## Problem to work on
From the first line of the entries below through the line bearing "palette.stops.forEach((c, k) =>", write out each line exactly. Omit pictures.

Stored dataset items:
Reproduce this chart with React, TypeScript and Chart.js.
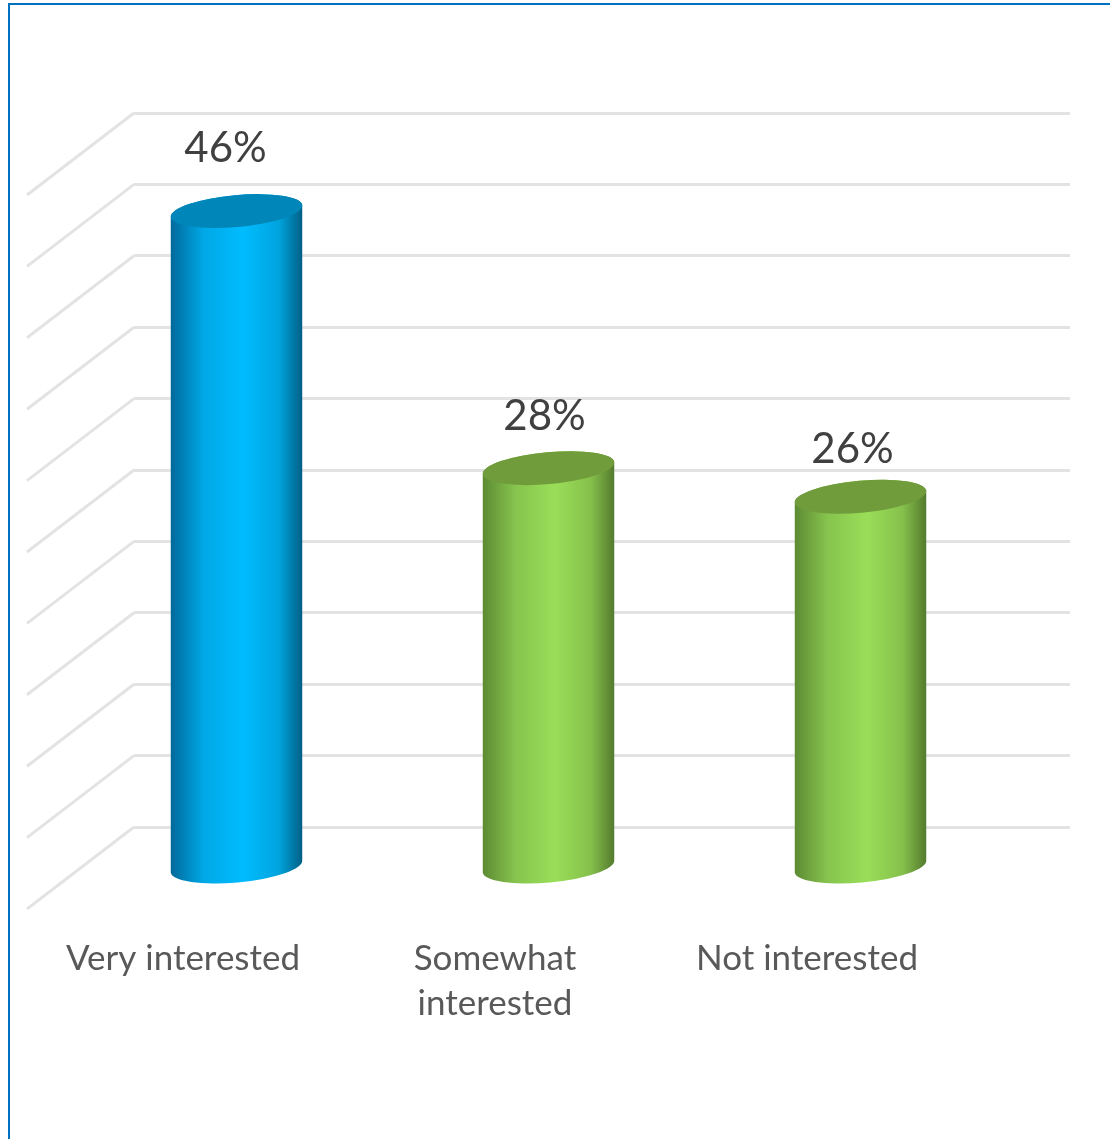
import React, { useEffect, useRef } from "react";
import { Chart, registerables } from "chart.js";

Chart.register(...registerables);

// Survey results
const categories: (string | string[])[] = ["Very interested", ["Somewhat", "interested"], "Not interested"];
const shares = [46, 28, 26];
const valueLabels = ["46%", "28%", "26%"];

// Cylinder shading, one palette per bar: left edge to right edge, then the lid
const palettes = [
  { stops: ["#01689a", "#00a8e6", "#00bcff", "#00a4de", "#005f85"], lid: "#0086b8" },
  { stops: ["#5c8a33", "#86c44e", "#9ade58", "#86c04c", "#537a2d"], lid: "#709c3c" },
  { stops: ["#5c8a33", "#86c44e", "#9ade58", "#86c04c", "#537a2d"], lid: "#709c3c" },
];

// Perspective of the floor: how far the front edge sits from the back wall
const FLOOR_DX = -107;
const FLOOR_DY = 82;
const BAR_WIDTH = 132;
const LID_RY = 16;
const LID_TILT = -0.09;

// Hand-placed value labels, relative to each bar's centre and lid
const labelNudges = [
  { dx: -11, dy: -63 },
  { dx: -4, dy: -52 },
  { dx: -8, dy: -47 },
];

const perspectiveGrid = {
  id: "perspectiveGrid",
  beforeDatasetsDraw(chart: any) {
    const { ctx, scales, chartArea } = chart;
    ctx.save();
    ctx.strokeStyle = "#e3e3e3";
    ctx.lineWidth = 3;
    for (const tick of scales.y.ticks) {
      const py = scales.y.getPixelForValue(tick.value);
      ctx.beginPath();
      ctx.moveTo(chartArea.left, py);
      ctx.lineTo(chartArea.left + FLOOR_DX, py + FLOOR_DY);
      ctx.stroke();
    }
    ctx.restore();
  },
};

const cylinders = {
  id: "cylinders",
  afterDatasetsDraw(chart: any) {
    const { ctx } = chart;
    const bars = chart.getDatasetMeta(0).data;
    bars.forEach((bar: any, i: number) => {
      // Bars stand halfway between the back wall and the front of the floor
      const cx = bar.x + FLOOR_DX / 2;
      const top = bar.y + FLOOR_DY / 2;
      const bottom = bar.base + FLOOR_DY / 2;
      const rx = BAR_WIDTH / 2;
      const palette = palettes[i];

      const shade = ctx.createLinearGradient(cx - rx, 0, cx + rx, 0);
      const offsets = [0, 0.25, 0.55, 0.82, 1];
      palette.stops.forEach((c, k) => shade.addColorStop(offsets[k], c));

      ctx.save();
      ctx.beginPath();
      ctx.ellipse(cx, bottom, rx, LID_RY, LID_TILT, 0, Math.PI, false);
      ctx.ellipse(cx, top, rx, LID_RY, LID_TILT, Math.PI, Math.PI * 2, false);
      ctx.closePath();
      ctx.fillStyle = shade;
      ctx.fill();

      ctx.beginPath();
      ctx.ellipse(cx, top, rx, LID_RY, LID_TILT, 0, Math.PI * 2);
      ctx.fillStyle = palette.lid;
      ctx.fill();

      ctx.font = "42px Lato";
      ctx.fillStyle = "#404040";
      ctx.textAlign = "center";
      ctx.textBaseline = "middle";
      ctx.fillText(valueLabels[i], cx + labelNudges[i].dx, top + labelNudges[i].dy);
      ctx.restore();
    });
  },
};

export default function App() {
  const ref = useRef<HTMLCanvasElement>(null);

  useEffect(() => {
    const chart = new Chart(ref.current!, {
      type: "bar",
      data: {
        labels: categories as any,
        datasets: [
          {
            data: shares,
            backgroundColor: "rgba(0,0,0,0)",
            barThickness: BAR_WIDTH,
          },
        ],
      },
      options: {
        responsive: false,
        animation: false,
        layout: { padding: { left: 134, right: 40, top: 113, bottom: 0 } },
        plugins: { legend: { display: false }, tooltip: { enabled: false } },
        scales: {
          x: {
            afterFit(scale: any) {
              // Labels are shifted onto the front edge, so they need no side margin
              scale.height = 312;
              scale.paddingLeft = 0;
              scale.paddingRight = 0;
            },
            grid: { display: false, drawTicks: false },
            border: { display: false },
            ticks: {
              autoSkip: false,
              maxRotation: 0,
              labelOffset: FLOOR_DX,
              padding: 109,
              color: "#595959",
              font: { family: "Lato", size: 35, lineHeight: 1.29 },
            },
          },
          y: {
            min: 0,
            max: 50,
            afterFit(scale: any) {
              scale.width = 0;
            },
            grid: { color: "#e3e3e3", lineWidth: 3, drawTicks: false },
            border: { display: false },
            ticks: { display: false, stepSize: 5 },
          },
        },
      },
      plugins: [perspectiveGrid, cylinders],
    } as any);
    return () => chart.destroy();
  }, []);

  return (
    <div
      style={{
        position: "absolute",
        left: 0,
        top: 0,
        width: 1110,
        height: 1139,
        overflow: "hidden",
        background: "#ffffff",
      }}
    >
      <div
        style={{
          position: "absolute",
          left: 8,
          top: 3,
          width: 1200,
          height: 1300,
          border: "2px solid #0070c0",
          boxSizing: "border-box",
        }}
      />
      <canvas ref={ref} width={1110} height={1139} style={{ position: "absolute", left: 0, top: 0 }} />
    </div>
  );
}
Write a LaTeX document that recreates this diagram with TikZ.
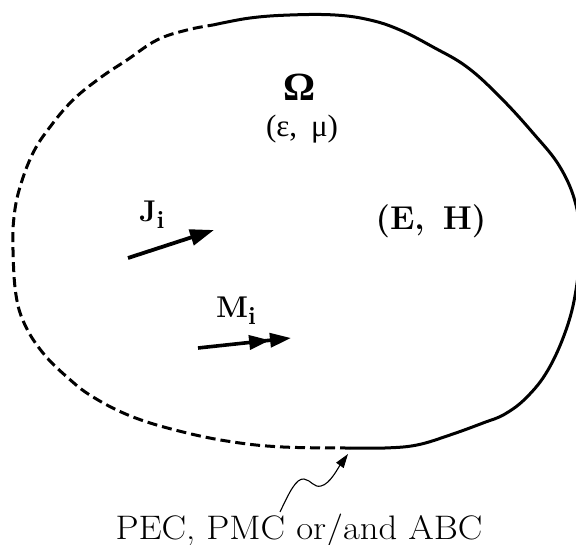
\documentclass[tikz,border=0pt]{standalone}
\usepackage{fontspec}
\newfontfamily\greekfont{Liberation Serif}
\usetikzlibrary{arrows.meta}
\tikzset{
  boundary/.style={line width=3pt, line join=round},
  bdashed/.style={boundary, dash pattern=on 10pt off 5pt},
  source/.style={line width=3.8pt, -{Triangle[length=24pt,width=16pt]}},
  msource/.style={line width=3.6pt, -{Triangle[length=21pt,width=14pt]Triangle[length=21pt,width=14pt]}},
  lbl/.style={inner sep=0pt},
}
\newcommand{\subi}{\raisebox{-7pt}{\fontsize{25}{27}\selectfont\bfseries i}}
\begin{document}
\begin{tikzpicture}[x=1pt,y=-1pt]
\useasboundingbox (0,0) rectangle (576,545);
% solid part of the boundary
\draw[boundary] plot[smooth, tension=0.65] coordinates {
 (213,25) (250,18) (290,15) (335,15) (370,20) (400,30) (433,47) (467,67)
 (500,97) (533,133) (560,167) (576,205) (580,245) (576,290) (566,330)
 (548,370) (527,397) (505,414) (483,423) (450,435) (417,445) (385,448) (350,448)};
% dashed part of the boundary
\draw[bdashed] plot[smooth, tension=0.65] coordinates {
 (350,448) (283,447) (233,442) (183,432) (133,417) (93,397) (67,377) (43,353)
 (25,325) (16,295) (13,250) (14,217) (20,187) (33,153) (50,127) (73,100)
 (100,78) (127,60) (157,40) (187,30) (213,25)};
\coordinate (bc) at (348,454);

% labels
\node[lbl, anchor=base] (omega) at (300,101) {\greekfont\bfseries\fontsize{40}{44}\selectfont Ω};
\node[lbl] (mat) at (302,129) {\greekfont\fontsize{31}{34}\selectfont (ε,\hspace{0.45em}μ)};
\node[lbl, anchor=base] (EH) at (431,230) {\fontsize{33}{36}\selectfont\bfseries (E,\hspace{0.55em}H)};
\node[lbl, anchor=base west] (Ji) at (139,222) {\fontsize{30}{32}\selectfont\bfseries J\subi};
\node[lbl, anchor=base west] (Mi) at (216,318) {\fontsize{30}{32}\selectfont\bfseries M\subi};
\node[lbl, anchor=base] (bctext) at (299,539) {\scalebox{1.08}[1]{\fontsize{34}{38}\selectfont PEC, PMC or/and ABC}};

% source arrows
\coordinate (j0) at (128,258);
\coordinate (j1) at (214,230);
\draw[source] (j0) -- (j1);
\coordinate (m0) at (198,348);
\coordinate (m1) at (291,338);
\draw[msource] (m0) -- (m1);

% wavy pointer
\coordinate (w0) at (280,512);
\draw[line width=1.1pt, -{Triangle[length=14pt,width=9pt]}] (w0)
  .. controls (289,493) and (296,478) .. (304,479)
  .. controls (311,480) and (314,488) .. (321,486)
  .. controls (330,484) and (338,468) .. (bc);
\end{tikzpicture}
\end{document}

## Answer for this exercise
Reproduce this chart with React, TypeScript and Chart.js.
import React, { useEffect, useRef } from "react";
import { Chart, registerables } from "chart.js";

Chart.register(...registerables);

// Survey results
const categories: (string | string[])[] = ["Very interested", ["Somewhat", "interested"], "Not interested"];
const shares = [46, 28, 26];
const valueLabels = ["46%", "28%", "26%"];

// Cylinder shading, one palette per bar: left edge to right edge, then the lid
const palettes = [
  { stops: ["#01689a", "#00a8e6", "#00bcff", "#00a4de", "#005f85"], lid: "#0086b8" },
  { stops: ["#5c8a33", "#86c44e", "#9ade58", "#86c04c", "#537a2d"], lid: "#709c3c" },
  { stops: ["#5c8a33", "#86c44e", "#9ade58", "#86c04c", "#537a2d"], lid: "#709c3c" },
];

// Perspective of the floor: how far the front edge sits from the back wall
const FLOOR_DX = -107;
const FLOOR_DY = 82;
const BAR_WIDTH = 132;
const LID_RY = 16;
const LID_TILT = -0.09;

// Hand-placed value labels, relative to each bar's centre and lid
const labelNudges = [
  { dx: -11, dy: -63 },
  { dx: -4, dy: -52 },
  { dx: -8, dy: -47 },
];

const perspectiveGrid = {
  id: "perspectiveGrid",
  beforeDatasetsDraw(chart: any) {
    const { ctx, scales, chartArea } = chart;
    ctx.save();
    ctx.strokeStyle = "#e3e3e3";
    ctx.lineWidth = 3;
    for (const tick of scales.y.ticks) {
      const py = scales.y.getPixelForValue(tick.value);
      ctx.beginPath();
      ctx.moveTo(chartArea.left, py);
      ctx.lineTo(chartArea.left + FLOOR_DX, py + FLOOR_DY);
      ctx.stroke();
    }
    ctx.restore();
  },
};

const cylinders = {
  id: "cylinders",
  afterDatasetsDraw(chart: any) {
    const { ctx } = chart;
    const bars = chart.getDatasetMeta(0).data;
    bars.forEach((bar: any, i: number) => {
      // Bars stand halfway between the back wall and the front of the floor
      const cx = bar.x + FLOOR_DX / 2;
      const top = bar.y + FLOOR_DY / 2;
      const bottom = bar.base + FLOOR_DY / 2;
      const rx = BAR_WIDTH / 2;
      const palette = palettes[i];

      const shade = ctx.createLinearGradient(cx - rx, 0, cx + rx, 0);
      const offsets = [0, 0.25, 0.55, 0.82, 1];
      palette.stops.forEach((c, k) => shade.addColorStop(offsets[k], c));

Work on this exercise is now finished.